'''
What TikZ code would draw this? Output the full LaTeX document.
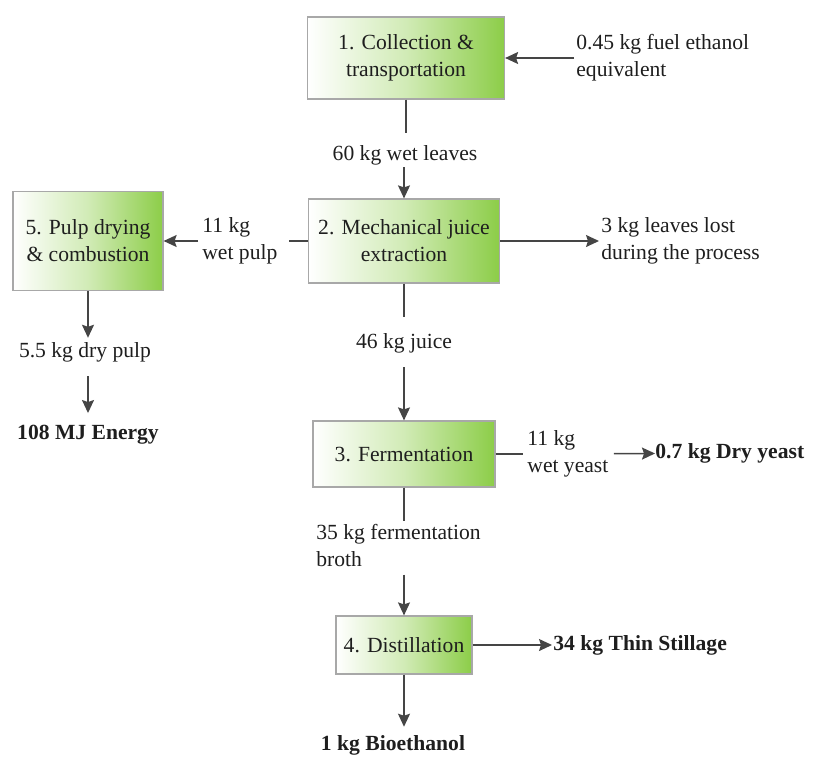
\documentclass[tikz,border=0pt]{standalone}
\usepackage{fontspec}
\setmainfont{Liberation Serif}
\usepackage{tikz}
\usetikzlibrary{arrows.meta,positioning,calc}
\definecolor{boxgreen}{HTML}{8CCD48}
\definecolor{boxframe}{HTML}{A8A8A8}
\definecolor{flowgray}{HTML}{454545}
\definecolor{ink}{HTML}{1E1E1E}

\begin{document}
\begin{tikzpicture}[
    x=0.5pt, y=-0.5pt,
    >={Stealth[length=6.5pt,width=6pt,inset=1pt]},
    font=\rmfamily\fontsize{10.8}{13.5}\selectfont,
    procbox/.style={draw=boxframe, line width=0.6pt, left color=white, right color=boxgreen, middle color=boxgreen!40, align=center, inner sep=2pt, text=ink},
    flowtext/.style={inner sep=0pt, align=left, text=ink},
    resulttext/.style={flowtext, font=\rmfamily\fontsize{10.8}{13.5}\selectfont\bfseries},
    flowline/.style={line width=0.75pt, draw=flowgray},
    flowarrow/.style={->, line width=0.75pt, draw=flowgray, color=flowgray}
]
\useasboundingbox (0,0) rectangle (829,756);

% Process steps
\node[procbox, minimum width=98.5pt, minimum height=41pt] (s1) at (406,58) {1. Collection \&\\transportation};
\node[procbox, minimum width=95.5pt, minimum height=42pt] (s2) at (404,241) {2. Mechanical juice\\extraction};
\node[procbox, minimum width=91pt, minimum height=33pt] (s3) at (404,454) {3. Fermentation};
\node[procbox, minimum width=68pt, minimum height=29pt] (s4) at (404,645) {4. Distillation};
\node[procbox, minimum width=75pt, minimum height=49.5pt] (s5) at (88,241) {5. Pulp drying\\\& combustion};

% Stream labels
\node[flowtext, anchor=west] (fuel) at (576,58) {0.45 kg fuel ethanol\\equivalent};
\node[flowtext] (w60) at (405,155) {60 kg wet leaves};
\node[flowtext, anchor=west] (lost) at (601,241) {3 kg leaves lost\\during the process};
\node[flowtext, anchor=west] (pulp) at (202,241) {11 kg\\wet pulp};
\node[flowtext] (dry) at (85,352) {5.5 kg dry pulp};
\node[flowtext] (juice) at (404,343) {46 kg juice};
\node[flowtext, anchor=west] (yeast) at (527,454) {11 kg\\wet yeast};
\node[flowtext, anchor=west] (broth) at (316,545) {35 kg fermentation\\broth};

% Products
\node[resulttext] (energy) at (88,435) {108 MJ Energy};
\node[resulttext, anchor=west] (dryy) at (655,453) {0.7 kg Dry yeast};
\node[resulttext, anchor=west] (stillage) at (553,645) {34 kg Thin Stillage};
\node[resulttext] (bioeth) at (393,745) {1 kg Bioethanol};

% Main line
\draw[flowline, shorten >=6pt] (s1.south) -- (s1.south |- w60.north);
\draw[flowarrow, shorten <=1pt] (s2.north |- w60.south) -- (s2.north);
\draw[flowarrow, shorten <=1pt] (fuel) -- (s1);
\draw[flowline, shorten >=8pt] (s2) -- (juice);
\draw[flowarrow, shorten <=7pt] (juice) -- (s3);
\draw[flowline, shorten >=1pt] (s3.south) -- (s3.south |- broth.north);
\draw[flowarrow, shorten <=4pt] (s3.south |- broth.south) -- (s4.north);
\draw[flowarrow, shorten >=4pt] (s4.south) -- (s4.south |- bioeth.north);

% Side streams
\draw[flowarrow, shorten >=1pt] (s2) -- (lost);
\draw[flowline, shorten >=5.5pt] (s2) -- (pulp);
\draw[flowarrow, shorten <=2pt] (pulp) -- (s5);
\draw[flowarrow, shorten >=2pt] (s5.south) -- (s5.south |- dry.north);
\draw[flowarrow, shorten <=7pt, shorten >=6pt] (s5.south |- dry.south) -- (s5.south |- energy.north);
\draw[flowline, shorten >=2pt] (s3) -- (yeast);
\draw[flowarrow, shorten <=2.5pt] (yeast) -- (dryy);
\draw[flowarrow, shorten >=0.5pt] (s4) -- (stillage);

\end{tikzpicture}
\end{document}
'''
'''
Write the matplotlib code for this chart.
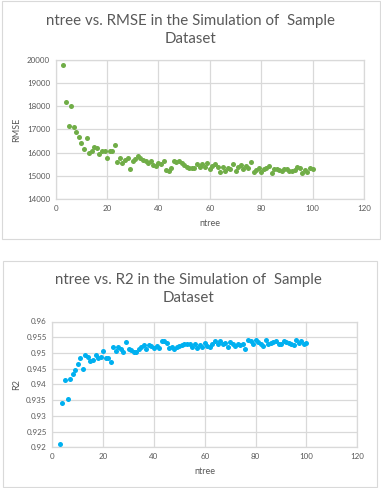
'''
> Instructions for the task:
Identify every line where the string "this" appears.

> Problem solution:
What TikZ code would draw this? Output the full LaTeX document.
Write the matplotlib code for this chart.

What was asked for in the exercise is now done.